Ils ont passé 963 heures dans ce jeu de survie, qui se déroule dans un monde postapocalyptique peuplé de zombies qui vous attaquent, et dans lequel les joueurs n’ont qu’une seule vie – s’ils sont tués, ils doivent recommencer avec un nouvel avatar. On imagine donc qu’il ne doit pas être aisé de « tourner » un film dans un tel espace, où le danger guette sans cesse l’équipe virtuelle campée par les cinéastes Ekiem Barbier, Guilhem Causse et Quentin L’helgouac’h, qui viennent des Beaux-Arts de Montpellier. Eux avaient déjà l’expérience d’un documentaire, Marlowe Drive, dans lequel ils se promenaient dans GTA V, un univers tout aussi sanglant.

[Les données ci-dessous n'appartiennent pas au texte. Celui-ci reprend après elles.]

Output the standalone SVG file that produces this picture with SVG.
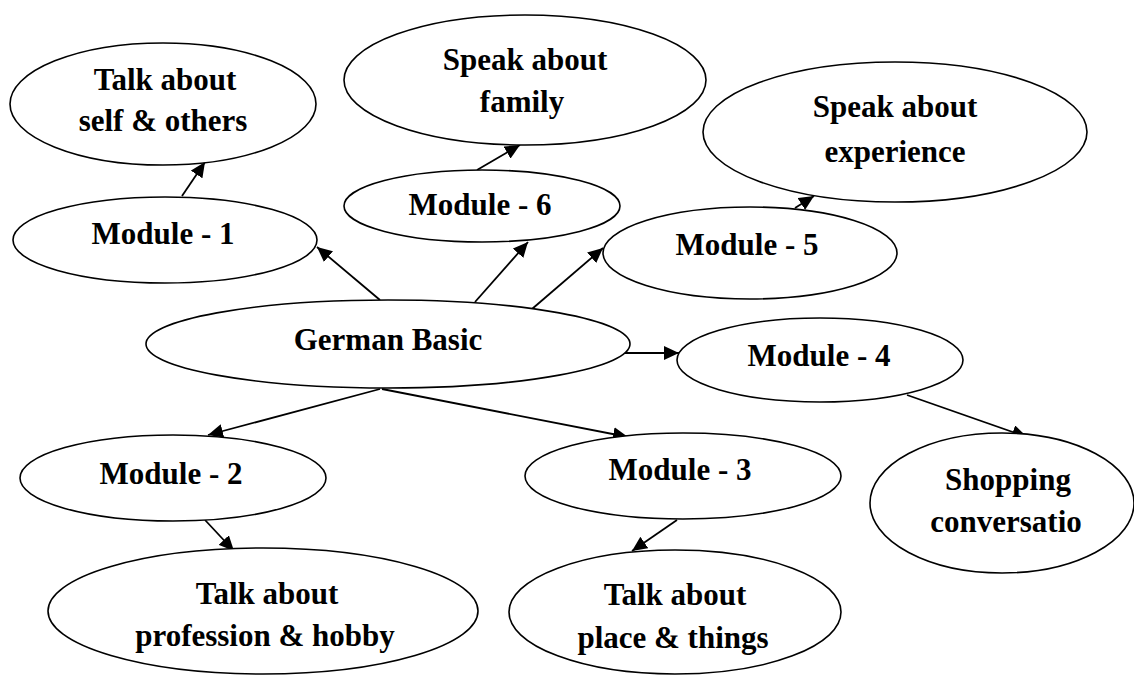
<svg xmlns="http://www.w3.org/2000/svg" width="1134" height="677" viewBox="0 0 1134 677">
<defs>
<marker id="ah" markerUnits="userSpaceOnUse" markerWidth="16" markerHeight="14" refX="15" refY="7" orient="auto">
<path d="M0,0 L15,7 L0,14 Z" fill="#000"/>
</marker>
<style>
ellipse{fill:#fff;stroke:#000;stroke-width:1.6}
text{font-family:"Liberation Serif","Times New Roman",serif;font-weight:bold;font-size:31px;fill:#000;text-anchor:middle}
#edges line{stroke:#000;stroke-width:1.8;marker-end:url(#ah)}
</style>
</defs>
<rect width="1134" height="677" fill="#fff"/>
<g id="edges">
<line x1="182" y1="196" x2="205" y2="162"/>
<line x1="380" y1="300" x2="317" y2="247"/>
<line x1="477" y1="170" x2="520" y2="145"/>
<line x1="475" y1="302" x2="528" y2="242"/>
<line x1="532" y1="309" x2="603" y2="248"/>
<line x1="795" y1="208" x2="814" y2="196"/>
<line x1="625" y1="353" x2="679" y2="353"/>
<line x1="380" y1="389" x2="208" y2="435"/>
<line x1="382" y1="389" x2="628" y2="437"/>
<line x1="205" y1="520" x2="234" y2="551"/>
<line x1="677" y1="520" x2="632" y2="551"/>
<line x1="907" y1="395" x2="1027" y2="437"/>
</g>
<g id="self"><ellipse cx="163" cy="104" rx="153" ry="61"/><text x="165" y="90">Talk about</text><text x="163" y="131">self &amp; others</text></g>
<g id="m1"><ellipse cx="165" cy="240" rx="152" ry="43"/><text x="163" y="244">Module - 1</text></g>
<g id="family"><ellipse cx="525" cy="80" rx="181" ry="65"/><text x="525" y="70">Speak about</text><text x="522" y="112">family</text></g>
<g id="m6"><ellipse cx="482" cy="206" rx="138" ry="36"/><text x="480" y="215">Module - 6</text></g>
<g id="experience"><ellipse cx="895" cy="132" rx="192" ry="70"/><text x="895" y="117">Speak about</text><text x="895" y="162">experience</text></g>
<g id="m5"><ellipse cx="750" cy="253" rx="147" ry="46"/><text x="747" y="255">Module - 5</text></g>
<g id="german"><ellipse cx="388" cy="344" rx="242" ry="44"/><text x="388" y="350">German Basic</text></g>
<g id="m4"><ellipse cx="820" cy="360" rx="143" ry="42"/><text x="819" y="366">Module - 4</text></g>
<g id="shopping"><ellipse cx="1002" cy="503" rx="132" ry="70"/><text x="1008" y="490">Shopping</text><text x="1006" y="532">conversatio</text></g>
<g id="m2"><ellipse cx="173" cy="478" rx="153" ry="43"/><text x="171" y="484">Module - 2</text></g>
<g id="m3"><ellipse cx="683" cy="476" rx="158" ry="43"/><text x="680" y="480">Module - 3</text></g>
<g id="profession"><ellipse cx="263" cy="611" rx="215" ry="63"/><text x="267" y="604">Talk about</text><text x="265" y="646">profession &amp; hobby</text></g>
<g id="place"><ellipse cx="675" cy="612" rx="166" ry="62"/><text x="675" y="605">Talk about</text><text x="673" y="648">place &amp; things</text></g>
</svg>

Mais c’est, semble-t-il, la déambulation qui les intéresse ici, bien plus que les coups de feu. Vêtu à la mode survivaliste, le trio baguenaude à vue dans des paysages dévastés, et leur excursion devient presque méditative – même s’ils doivent veiller à ne pas mourir de faim pour rester dans le coup –, comme court-circuitant le dispositif violent du jeu. Alors qu’autour d’eux se créent des communautés hostiles les unes aux autres, ils s’avancent, pacifiques – ils veulent juste faire des interviews.

C’est là qu’est le cœur du film, dans cet antagonisme entre les récits des joueurs ancrés dans le quotidien et l’apparence martiale, spectaculaire, de leurs avatars. Lesquels apparaissent déconcertants, avec leur voix trafiquée par le micro des casques de gaming, leur physionomie 3D un peu pétée et leur expression laborieuse, regards vides et mouvements des lèvres approximatifs. Ils s’affichent aussi dans leur schizophrénie, certains se défoulant en butant tout le monde, avant qu’on les entende parler tendrement à leurs enfants.

Leurs interventions renvoient à une solitude connectée, une recherche de lien, un désir d’évasion. La communauté qui se crée dans DayZ a ceci de particulier qu’elle n’existe souvent qu’en ligne, les participants ne cherchant pas pour la plupart à nouer d’autres formes de socialité ailleurs avec leur team. Et pourtant, leur connexion n’en paraît pas moins profonde : ce jeu, aussi évasif et virtuel soit-il, fait bien partie de leur réalité.

Knit’s Island. L’île sans fin d’Ekiem Barbier, Guilhem Causse et Quentin L’helgoualc’h, Norte (1h35), sortie le 17 avril.